Dissecting the 2022 Layoff Landscape

Pave Data Lab
October 4, 2022
5
min read

Sweeping layoffs continue into the summer months, forcing thousands of workers back into the job market. From May through August, Pave’s employment data indicates that layoffs remained elevated relative to the first quarter of 2022. Furthermore, as of August, layoffs were still occurring at more than twice the rate as seen in March, which is when layoffs first began spiking.

In the above plot, we indexed our measure of layoffs, using 100 layoffs per month as the year-to-date average. For this analysis, a layoff is defined as when a company with more than 50 full-time US employees had their headcount decline by 5% to 30% over a single day.  

Just how severe are layoffs? And which workers were most impacted? The Pave Data Lab is breaking down the data to take a closer look at the 2022 layoff landscape.  

As Hiring Slows, Recruiters Most at Jeopardy

Over the past four months, layoffs resulted in cutting 12%-13% of a company’s employees, on average. But, when it comes to layoffs, not all roles are equally at risk. Since a layoff is frequently paired with a hiring freeze, recruiting roles see the deepest cuts — with over 20% laid off, on average. 

Customer Support and Office Management roles were also more likely than average to lose their jobs, with those teams suffering 16% and 14% cuts, respectively. 

At the other end of the spectrum, teams in Product Management and Software Engineering saw smaller than average cuts, with both teams losing less than 10% of their employees. Accounting teams faced some of the least severe layoffs, averaging just 5% cut.

Additionally, professional level employees were more likely to be cut than Management, with the severity of layoffs averaging 14% and 11%, respectively. 

Bay Area Employees Insulated from Layoffs

The severity of cuts varied geographically, as well. Looking at the population of employees whose employers had a layoff this year, workers in the San Francisco and Denver markets were impacted the least. Well below 10% of analyzed employees from those metro areas were laid off.

Meanwhile, analyzed workers in New York City and Los Angeles were more likely to be laid off this year. 
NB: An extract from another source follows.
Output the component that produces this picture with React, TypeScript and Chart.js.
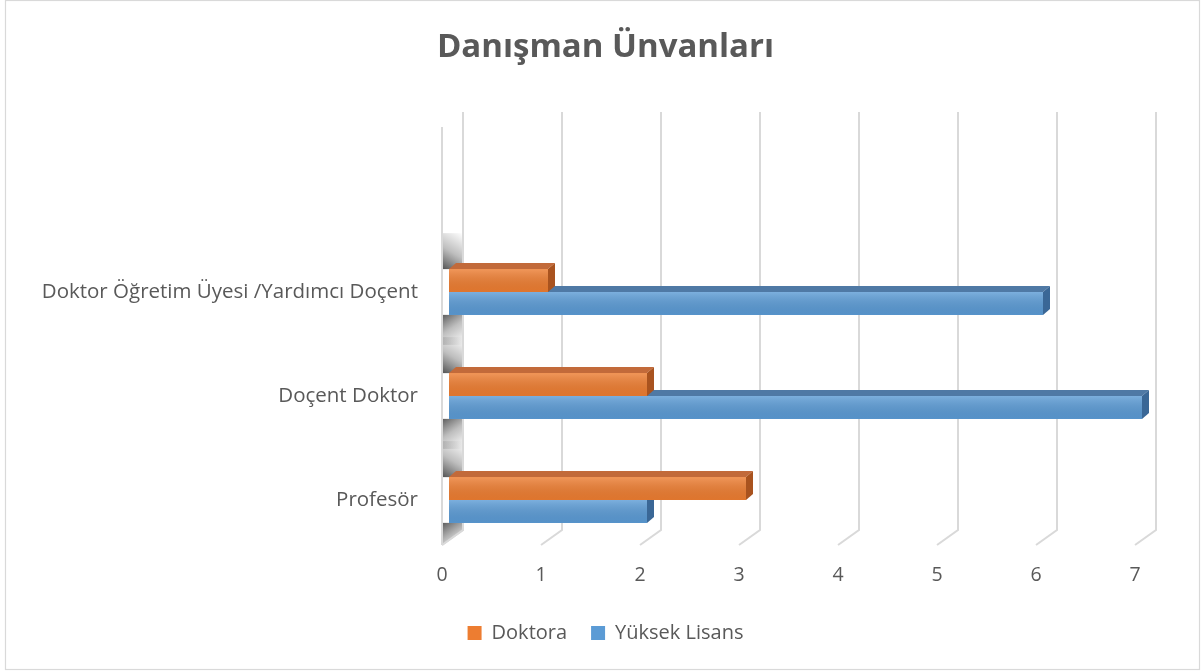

Cash-Strapped Companies Also Resort to Salary Cuts

Surviving a layoff can be a double-edged sword, as many teams see morale drop while workloads increase. Pave looked at employees present both before and after a layoff occurred at their company, and the data revealed that some employees also took a pay cut as their companies laid off coworkers. The severity of these cuts varied by level, with professional workers taking relatively smaller cuts than their superiors, on average. 

While executives took the highest average cut — facing a 10% salary reduction — some leaders saw incomes fall even more steeply. Among executives who did take pay cuts, Finance and Management execs took some of the largest cuts, at 17% and 20%, respectively. 

The Pave Data Lab will continue to dig deeper on trends impacting hiring, compensation, and merit cycles as HR teams work to navigate the current market volatility.